Doch mit dem Neuen war es ein Genuss. Mit 180 PS, einem dynamischen Getriebe und ausgewogener Getriebeabstufung, war es einfach, diese oftmals steilen und schmalen Strassen zu bezwingen.
Zweimal Island mit demselben uns vertrauten Wohnaufbau aber mit unterschiedlicher Fahrzeugleistung, ist im Nachhinein für uns ganz klar zur vollsten Zufriedenheit aufgegangen.
Wir hatten bevor LUPUS Offroad ins Spiel kam, bei einer anderen „Schweizer-Manufaktur“ in der Ostschweiz nachgefragt, ob man einen Transfer der Wohnkabine für möglich halten würde und ob sie einen solchen Umbau anbieten könnten. Nach einem flüchtigen Blick durch den Firmenverantwortlichen unter das Fahrzeug riet man uns damals, den Teknocar zu verkaufen und eines Ihrer wüstentauglichen deutschstämmigen WOMOS „ab Stange“ zu kaufen.
Wir lehnten das auch aus finanziellen Gründen ab. Denn nun steht unser IVECO mit seinen 2.98m Höhe in einer Tiefgarage, misst ohne Ersatzrad hinten eine Länge von 5.5 Metern und ist wegen der etwas langen Radbolzen, 2.03 statt nur 2 Meter breit. Wir lieben es, klein und handlich, was sich in Fährpreisen, auf engen Campingplätzen, in städtischen Parkbuchten, beim Wenden in engen Gassen, bei Unterführungen, oder auch im Wald oder isländischen Passstrassen, bisher immer bezahlt gemacht hat. Und mancher, der uns in einem Wohnquartier angetroffen hat, in welchem wir von einer 3,5T-Tafel überrascht wurden und trotzdem die fehlenden 200 Meter weitergefahren sind, hat nicht realisiert, dass dieses „kleine“ Fahrzeug etwas schwerer sein könnte.

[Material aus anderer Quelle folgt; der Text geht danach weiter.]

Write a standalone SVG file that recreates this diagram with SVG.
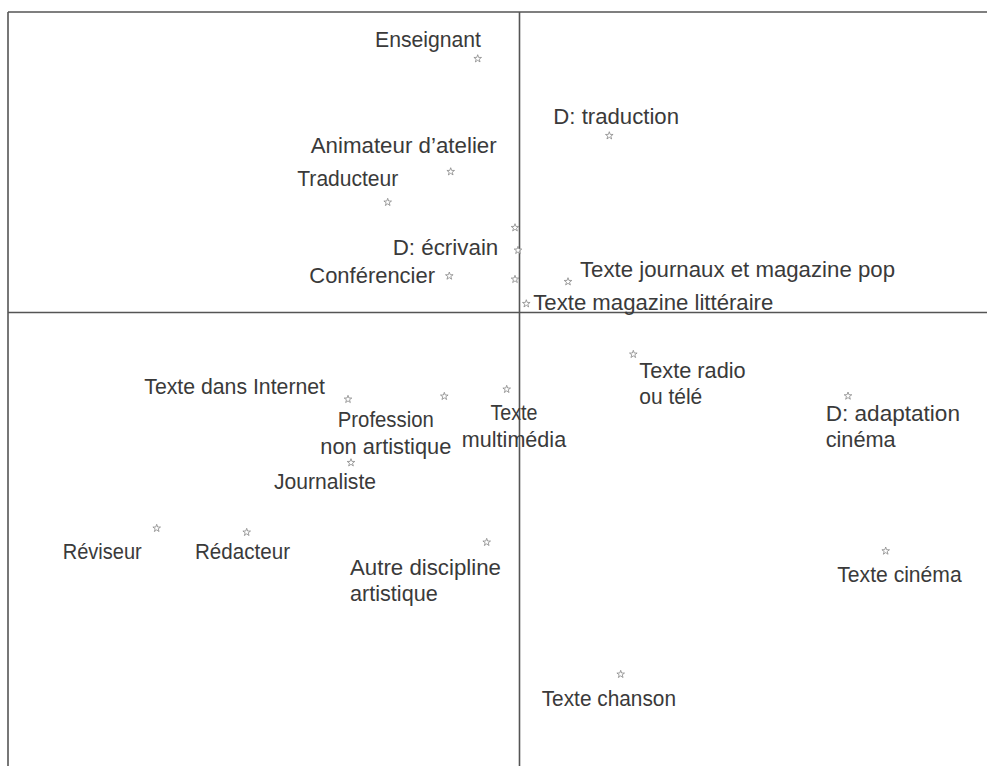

Es ist zwar nie unser Ziel, Verbote zu ignorieren, nur weil das hohe Gewicht nicht so offensichtlich ist. Aber wenn die Alternative „Wenden und 7km zurückfahren“ oder „200 m vorwärts“ heisst, wagen wir auch schon einmal die 200 „verbotenen“ Meter.
In den vergangenen 4 Jahren waren wir mit unserem IVECO in Island, Griechenland (Peloponnes), Grossbritannien, Schottland, den Niederlanden, Marokko, Deutschland, Norditalien, Finnland, Schweden, Frankreich und natürlich in der Schweiz unterwegs. Wir werden, oft auf unser Fahrzeug angesprochen. Und all jene, die meinen man könne damit nur in der Wüste fahren, können wir beruhigen. Das ist nicht so! Unser IVECO Daily 4×4 Allrad fährt überall, auf allen Strassen, Befestigten und Unbefestigten, und natürlich wie erwartet, auch in der Wüste!